Four win awards for excellence in graduate education

Susan Campbell Hall

Four faculty and staff members are being recognized for their work by the Division of Graduate Studies.  

Cheri Smith, Maile Hutterer, Jerry Rosiek and Kayla Robinson were selected as winners of the 2022 Graduate Education Excellence Awards. 

Rosiek, a professor of education studies in the College of Education, won the Excellence Award for Outstanding Graduate Mentorship.

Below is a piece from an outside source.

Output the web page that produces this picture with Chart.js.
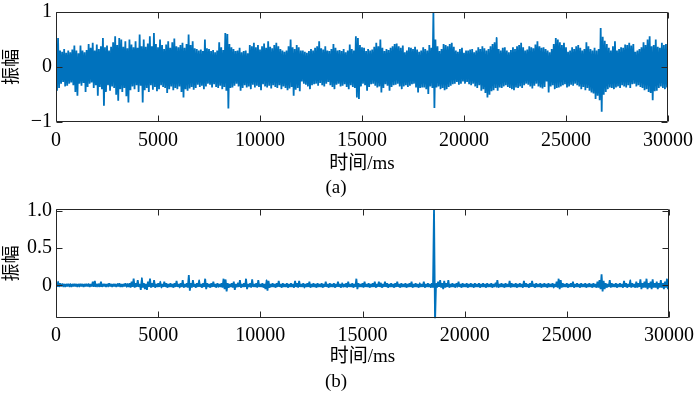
<!DOCTYPE html>
<html><head><meta charset="utf-8">
<script src="https://cdn.jsdelivr.net/npm/chart.js@4.4.1/dist/chart.umd.min.js"></script>
<style>
html,body{margin:0;padding:0;background:#fff;}
#w{position:relative;width:700px;height:393px;overflow:hidden;background:#fff;}
canvas{position:absolute;left:0;}
#c1{top:0}
#c2{top:197px}
</style></head><body>
<div id="w"><canvas id="c1" width="700" height="199"></canvas><canvas id="c2" width="700" height="196"></canvas></div>
<script>
// ---- data ----
const SAMPLE_MS = 100;             // one envelope sample per 100 ms
const xTickValues = [0, 5000, 10000, 15000, 20000, 25000, 30000];
const yTickValuesA = [-1, 0, 1];
const yTickValuesB = [0, 0.5, 1];
const panelLabels = ['(a)', '(b)'];
const xAxisTitle = '时间/ms';
const yAxisTitle = '振幅';

// (a) raw signal: local maxima / minima per 100 ms
const peaksA = [
.35,.53,.3,.28,.33,.26,.3,.27,.32,.39,
.3,.25,.39,.3,.27,.31,.42,.35,.44,.3,
.41,.33,.38,.53,.36,.39,.3,.37,.45,.56,
.4,.53,.5,.37,.47,.34,.5,.41,.36,.47,
.35,.59,.38,.5,.37,.43,.56,.38,.62,.42,
.36,.5,.4,.33,.41,.47,.35,.45,.52,.38,
.36,.4,.44,.35,.42,.59,.4,.47,.34,.33,
.3,.32,.29,.5,.34,.33,.29,.31,.27,.3,
.45,.36,.31,.62,.6,.42,.36,.33,.29,.3,
.35,.27,.29,.3,.25,.4,.38,.44,.36,.4,
.32,.38,.43,.35,.47,.37,.34,.4,.44,.38,
.33,.3,.28,.3,.38,.5,.36,.33,.4,.36,
.3,.3,.28,.26,.29,.33,.3,.35,.38,.47,
.34,.32,.38,.3,.29,.33,.42,.35,.3,.31,
.29,.33,.27,.3,.41,.33,.3,.56,.53,.4,
.36,.35,.29,.33,.3,.32,.37,.44,.38,.5,
.35,.29,.33,.31,.35,.38,.42,.43,.38,.35,
.39,.27,.3,.36,.35,.33,.37,.32,.28,.3,
.36,.33,.3,.4,.35,1.0,.5,.38,.29,.33,
.42,.4,.38,.42,.44,.37,.3,.28,.33,.35,
.26,.3,.3,.32,.33,.27,.3,.36,.33,.38,
.34,.3,.33,.38,.42,.45,.53,.33,.3,.35,
.36,.3,.27,.31,.36,.33,.38,.4,.44,.36,
.3,.32,.38,.36,.34,.41,.47,.38,.35,.36,
.33,.3,.27,.33,.42,.53,.5,.45,.4,.44,
.36,.28,.3,.36,.33,.38,.4,.35,.3,.33,
.45,.38,.33,.3,.35,.3,.33,.71,.55,.48,
.42,.35,.3,.38,.47,.3,.33,.36,.35,.41,
.4,.44,.39,.42,.28,.3,.33,.36,.45,.4,
.5,.56,.38,.4,.5,.37,.35,.44,.4,.42,
.38
];
const troughsA = [
-.43,-.38,-.3,-.27,-.35,-.34,-.3,-.28,-.33,-.45,
-.52,-.3,-.34,-.29,-.45,-.36,-.3,-.28,-.38,-.33,
-.52,-.36,-.4,-.7,-.45,-.33,-.43,-.35,-.38,-.5,
-.61,-.4,-.45,-.38,-.53,-.64,-.42,-.35,-.4,-.33,
-.45,-.34,-.64,-.42,-.38,-.45,-.33,-.41,-.36,-.44,
-.4,-.33,-.36,-.38,-.47,-.4,-.35,-.42,-.38,-.4,
-.35,-.45,-.55,-.4,-.43,-.39,-.36,-.41,-.38,-.32,
-.36,-.34,-.4,-.35,-.3,-.32,-.37,-.31,-.36,-.38,
-.34,-.4,-.36,-.43,-.75,-.38,-.37,-.34,-.3,-.35,
-.43,-.38,-.33,-.37,-.35,-.4,-.32,-.37,-.34,-.36,
-.42,-.31,-.35,-.37,-.34,-.39,-.33,-.36,-.38,-.33,
-.4,-.35,-.38,-.42,-.39,-.36,-.52,-.41,-.38,-.44,
-.26,-.3,-.32,-.35,-.4,-.33,-.31,-.3,-.34,-.29,
-.33,-.35,-.3,-.27,-.33,-.36,-.4,-.32,-.3,-.35,
-.34,-.31,-.36,-.4,-.33,-.36,-.38,-.55,-.58,-.35,
-.3,-.33,-.43,-.36,-.31,-.3,-.34,-.37,-.35,-.46,
-.38,-.31,-.34,-.43,-.36,-.33,-.32,-.3,-.35,-.4,
-.35,-.33,-.36,-.34,-.31,-.3,-.37,-.46,-.38,-.37,
-.37,-.4,-.49,-.35,-.38,-.74,-.37,-.35,-.4,-.38,
-.42,-.4,-.36,-.34,-.31,-.3,-.27,-.32,-.3,-.26,
-.3,-.27,-.31,-.33,-.3,-.35,-.38,-.33,-.43,-.4,
-.47,-.55,-.5,-.44,-.42,-.38,-.43,-.37,-.38,-.35,
-.33,-.36,-.38,-.4,-.42,-.37,-.38,-.35,-.38,-.33,
-.3,-.32,-.35,-.39,-.34,-.3,-.35,-.37,-.39,-.36,
-.26,-.46,-.35,-.33,-.4,-.38,-.37,-.35,-.33,-.31,
-.37,-.35,-.32,-.34,-.3,-.33,-.35,-.4,-.36,-.42,
-.38,-.43,-.46,-.48,-.58,-.52,-.6,-.81,-.5,-.45,
-.4,-.37,-.38,-.4,-.37,-.35,-.38,-.33,-.35,-.37,
-.33,-.38,-.31,-.3,-.35,-.33,-.36,-.38,-.42,-.4,
-.45,-.47,-.6,-.44,-.43,-.38,-.35,-.38,-.4,-.37,
-.35
];

// (b) processed signal: local maxima / minima per 100 ms
const peaksB = [
.02,.05,.03,.02,.02,.02,.02,.02,.02,.02,
.02,.02,.02,.02,.02,.02,.02,.02,.05,.06,
.02,.02,.05,.02,.02,.02,.03,.02,.02,.02,
.02,.03,.02,.02,.03,.02,.03,.05,.09,.03,
.07,.02,.10,.03,.02,.05,.09,.03,.07,.02,
.03,.05,.02,.05,.03,.02,.03,.02,.03,.06,
.02,.03,.07,.02,.03,.14,.03,.07,.02,.03,
.07,.02,.03,.09,.03,.02,.03,.05,.02,.03,
.02,.03,.09,.08,.03,.02,.03,.05,.02,.03,
.07,.02,.03,.09,.02,.03,.08,.02,.03,.07,
.02,.03,.02,.07,.06,.02,.03,.02,.03,.06,
.02,.03,.02,.03,.02,.03,.02,.06,.03,.06,
.02,.03,.02,.03,.05,.02,.03,.02,.03,.02,
.03,.02,.05,.02,.03,.02,.03,.02,.05,.02,
.03,.02,.03,.05,.02,.03,.02,.09,.03,.02,
.03,.05,.02,.03,.02,.03,.05,.02,.05,.03,
.02,.05,.03,.02,.03,.02,.03,.05,.02,.03,
.02,.03,.02,.03,.05,.02,.03,.02,.03,.02,
.05,.02,.03,.02,.03,1.05,.03,.05,.07,.03,
.06,.03,.07,.02,.03,.02,.03,.05,.02,.03,
.02,.03,.02,.03,.02,.03,.02,.03,.02,.03,
.02,.03,.02,.03,.02,.03,.07,.02,.03,.02,
.03,.02,.06,.03,.02,.03,.02,.03,.02,.06,
.03,.02,.03,.06,.02,.03,.02,.03,.02,.03,
.02,.03,.02,.03,.02,.05,.09,.07,.03,.02,
.03,.02,.03,.05,.02,.03,.02,.03,.02,.03,
.02,.03,.02,.03,.02,.05,.07,.15,.06,.03,
.02,.07,.03,.02,.03,.02,.03,.02,.06,.03,
.02,.07,.03,.02,.05,.03,.08,.03,.05,.09,
.03,.05,.08,.03,.05,.03,.07,.03,.05,.09,
.03
];
const troughsB = [
-.02,-.02,-.015,-.015,-.02,-.015,-.015,-.02,-.015,-.015,
-.02,-.015,-.015,-.02,-.015,-.015,-.02,-.015,-.02,-.02,
-.015,-.02,-.02,-.015,-.02,-.015,-.015,-.02,-.015,-.02,
-.015,-.02,-.02,-.015,-.02,-.02,-.03,-.02,-.03,-.02,
-.02,-.06,-.03,-.05,-.06,-.02,-.03,-.02,-.03,-.02,
-.02,-.03,-.02,-.02,-.03,-.02,-.02,-.03,-.02,-.02,
-.03,-.02,-.03,-.02,-.03,-.07,-.03,-.02,-.03,-.02,
-.02,-.03,-.02,-.05,-.02,-.03,-.02,-.02,-.03,-.02,
-.02,-.03,-.05,-.08,-.03,-.02,-.03,-.06,-.02,-.02,
-.03,-.02,-.02,-.05,-.02,-.03,-.02,-.02,-.03,-.02,
-.02,-.03,-.05,-.07,-.03,-.02,-.02,-.03,-.02,-.02,
-.03,-.02,-.02,-.03,-.02,-.02,-.03,-.02,-.03,-.02,
-.02,-.03,-.02,-.02,-.03,-.02,-.02,-.03,-.02,-.02,
-.03,-.02,-.02,-.03,-.02,-.02,-.03,-.02,-.02,-.03,
-.02,-.02,-.03,-.02,-.02,-.03,-.02,-.05,-.02,-.02,
-.03,-.02,-.02,-.03,-.02,-.02,-.03,-.02,-.02,-.03,
-.02,-.02,-.03,-.02,-.02,-.03,-.02,-.02,-.03,-.02,
-.02,-.03,-.02,-.02,-.03,-.02,-.02,-.03,-.02,-.02,
-.03,-.02,-.02,-.03,-.03,-.5,-.03,-.02,-.03,-.05,
-.03,-.02,-.03,-.02,-.02,-.03,-.02,-.02,-.03,-.02,
-.02,-.03,-.02,-.02,-.03,-.02,-.02,-.03,-.02,-.02,
-.03,-.02,-.02,-.03,-.02,-.02,-.03,-.02,-.02,-.03,
-.02,-.02,-.03,-.02,-.02,-.03,-.02,-.02,-.03,-.02,
-.02,-.03,-.02,-.02,-.03,-.02,-.02,-.03,-.02,-.02,
-.03,-.02,-.02,-.03,-.02,-.03,-.05,-.03,-.02,-.02,
-.03,-.02,-.02,-.03,-.02,-.02,-.03,-.02,-.02,-.03,
-.02,-.02,-.03,-.02,-.03,-.03,-.05,-.08,-.05,-.03,
-.02,-.03,-.02,-.02,-.03,-.02,-.02,-.03,-.02,-.03,
-.02,-.03,-.02,-.03,-.03,-.02,-.05,-.03,-.03,-.05,
-.03,-.05,-.03,-.03,-.05,-.03,-.03,-.05,-.03,-.05,
-.03
];

// ---- trace: alternate each interval's peak and trough ----
function buildTrace(peaks, troughs) {
  const pts = [];
  for (let i = 0; i < peaks.length; i++) {
    pts.push({x: i * SAMPLE_MS, y: peaks[i]});
    pts.push({x: i * SAMPLE_MS + SAMPLE_MS / 2, y: troughs[i]});
  }
  return pts;
}

const SERIF = '"Liberation Serif","Times New Roman","Noto Sans CJK SC",serif';
const INK = '#000';
const AXIS = '#262626';
const LINE = '#0072BD';

const framePlugin = {
  id: 'frame',
  afterDatasetsDraw(chart) {
    const {ctx, chartArea: a, scales: {x, y}} = chart;
    const L = Math.round(a.left) + 0.5, R = Math.round(a.right) - 0.5;
    const T = Math.round(a.top) + 0.5, B = Math.round(a.bottom) - 0.5;
    const TL = 6;
    ctx.save();
    ctx.strokeStyle = AXIS;
    ctx.lineWidth = 1;
    ctx.beginPath();
    ctx.rect(L, T, R - L, B - T);
    x.ticks.forEach(t => {
      const px = Math.round(x.getPixelForValue(t.value)) + 0.5;
      ctx.moveTo(px, B); ctx.lineTo(px, B - TL);
      ctx.moveTo(px, T); ctx.lineTo(px, T + TL);
    });
    y.ticks.forEach(t => {
      const py = Math.round(y.getPixelForValue(t.value)) + 0.5;
      ctx.moveTo(L, py); ctx.lineTo(L + TL, py);
      ctx.moveTo(R, py); ctx.lineTo(R - TL, py);
    });
    ctx.stroke();
    ctx.restore();
  }
};

function makeChart(id, peaks, troughs, yMin, yMax, yTicks, yFmt, label, xH, xPad, titlePad) {
  return new Chart(document.getElementById(id), {
    type: 'line',
    data: {datasets: [{
      data: buildTrace(peaks, troughs),
      borderColor: LINE, backgroundColor: LINE, borderWidth: 1.8,
      borderJoinStyle: 'bevel',
      // tiny tension keeps straight segments but avoids the per-pixel fast path
      pointRadius: 0, tension: 0.000001, fill: 'origin', clip: 0
    }]},
    options: {
      responsive: false, animation: false, devicePixelRatio: 1,
      parsing: false,
      layout: {padding: {top: 8, right: 28, left: 0, bottom: 0}},
      plugins: {
        legend: {display: false}, tooltip: {enabled: false},
        title: {display: true, text: label, position: 'bottom', color: INK,
                font: {family: SERIF, size: 19, weight: 'normal'}, padding: {top: 0, bottom: 0}}
      },
      scales: {
        x: {
          type: 'linear', min: 0, max: 30000,
          grid: {display: false, drawTicks: false}, border: {display: false},
          afterBuildTicks: s => { s.ticks = xTickValues.map(v => ({value: v})); },
          afterFit: s => { s.height = xH; },
          ticks: {color: INK, padding: xPad, maxRotation: 0, autoSkip: false,
                  font: {family: SERIF, size: 20}, callback: v => String(v)},
          title: {display: true, text: xAxisTitle, color: INK,
                  font: {family: SERIF, size: 19}, padding: {top: 0, bottom: titlePad}}
        },
        y: {
          type: 'linear', min: yMin, max: yMax,
          grid: {display: false, drawTicks: false}, border: {display: false},
          afterBuildTicks: s => { s.ticks = yTicks.map(v => ({value: v})); },
          afterFit: s => { s.width = 56; },
          ticks: {color: INK, padding: 4, autoSkip: false,
                  font: {family: SERIF, size: 20, lineHeight: 0.8}, callback: yFmt},
          title: {display: true, text: yAxisTitle, color: INK,
                  font: {family: SERIF, size: 18}, padding: {top: 1, bottom: 0}}
        }
      }
    },
    plugins: [framePlugin]
  });
}

makeChart('c1', peaksA, troughsA, -1, 1, yTickValuesA,
  v => v < 0 ? '\u2212' + Math.abs(v) : String(v), panelLabels[0], 54, 7, 1);
makeChart('c2', peaksB, troughsB, -0.44, 1.026, yTickValuesB,
  v => v === 0 ? '0' : v.toFixed(1), panelLabels[1], 52, 6, 2);
</script>
</body></html>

He said he was moved reading the nomination letters students submitted. 

“It was surprising to see some of the things — interactions, comments, assignments — that were especially meaningful to the students,” he said. “It just underscores to me that you never really know what you do that may impact someone. It reinforces that we should always do our best to be present for others, let them know we enjoy their company and unique talents and character, and give our best, especially when teaching.” 

Mentoring graduate students is both professional and personal work, Rosiek said. He added his goal is to develop individual relationships with the students he mentors and guide them through the struggles and joys of graduate studies.  

With each excellence award, $2,000 is granted in the winner’s name to one or more graduate students in the recipient’s department. Rosiek said the recipients have not been selected, but the funds will likely go to help with conference travel expenses. 

Hutterer won the Excellence Award for Directors of Graduate Studies. She is an associate professor in the College of Design’s Department of the History of Art and Architecture.

The award money will go to student Rae Root for research travel to support her dissertation on contemporary art. Hutterer said she’s thrilled that the award goes back to funding student research and exciting opportunities. 

“As director of graduate studies one of the things that I really wanted was to cultivate a culture of care and belonging,” she said. “The graduate students in our department bring so much value as thinkers, teachers and colleagues. It is incredibly important to me that they feel supported. Graduate school will always be challenging, but it should be challenging for the right reasons.” 

This year the Excellence Award for Graduate Coordinators went to both Smith and Robinson.  

Smith said she was taken aback to learn how many nominations she’d received from faculty members and students. It’s because of them that she does what she does, Smith said. She has been a graduate coordinator for nearly a decade. 

“My continued hope is that I make students feel welcome, that they can come to me any time when they need assistance, and that I can help them make their way through the program with as much confidence and clarity as possible,” she said. “I know that graduate school can be very overwhelming and stressful, so I do what I can to help relieve some of that stress for the students, and for faculty.” 

Part of the funding from Smith’s award has helped fund a graduate poster contest in the Department of Computer and Information Science, and the rest will go to students who need help with conference travel and other graduate activities.

Robinson also was recognized by students, staff and faculty members, who commented on Robinson’s kindness, helpful communication, organization, advocacy and community-building efforts to support graduate students.  

“It was truly inspiring to read about the impact that Robinson, as a graduate coordinator who works very closely, daily with graduate students, is having on graduate students’ well-being, sense of belonging in their academic program and at the UO, and how consistently she goes above and beyond her role to convey to students that they are valued,” said Vice Provost for Graduate Studies Krista Chronister.

Robinson works in the Department of Linguistics.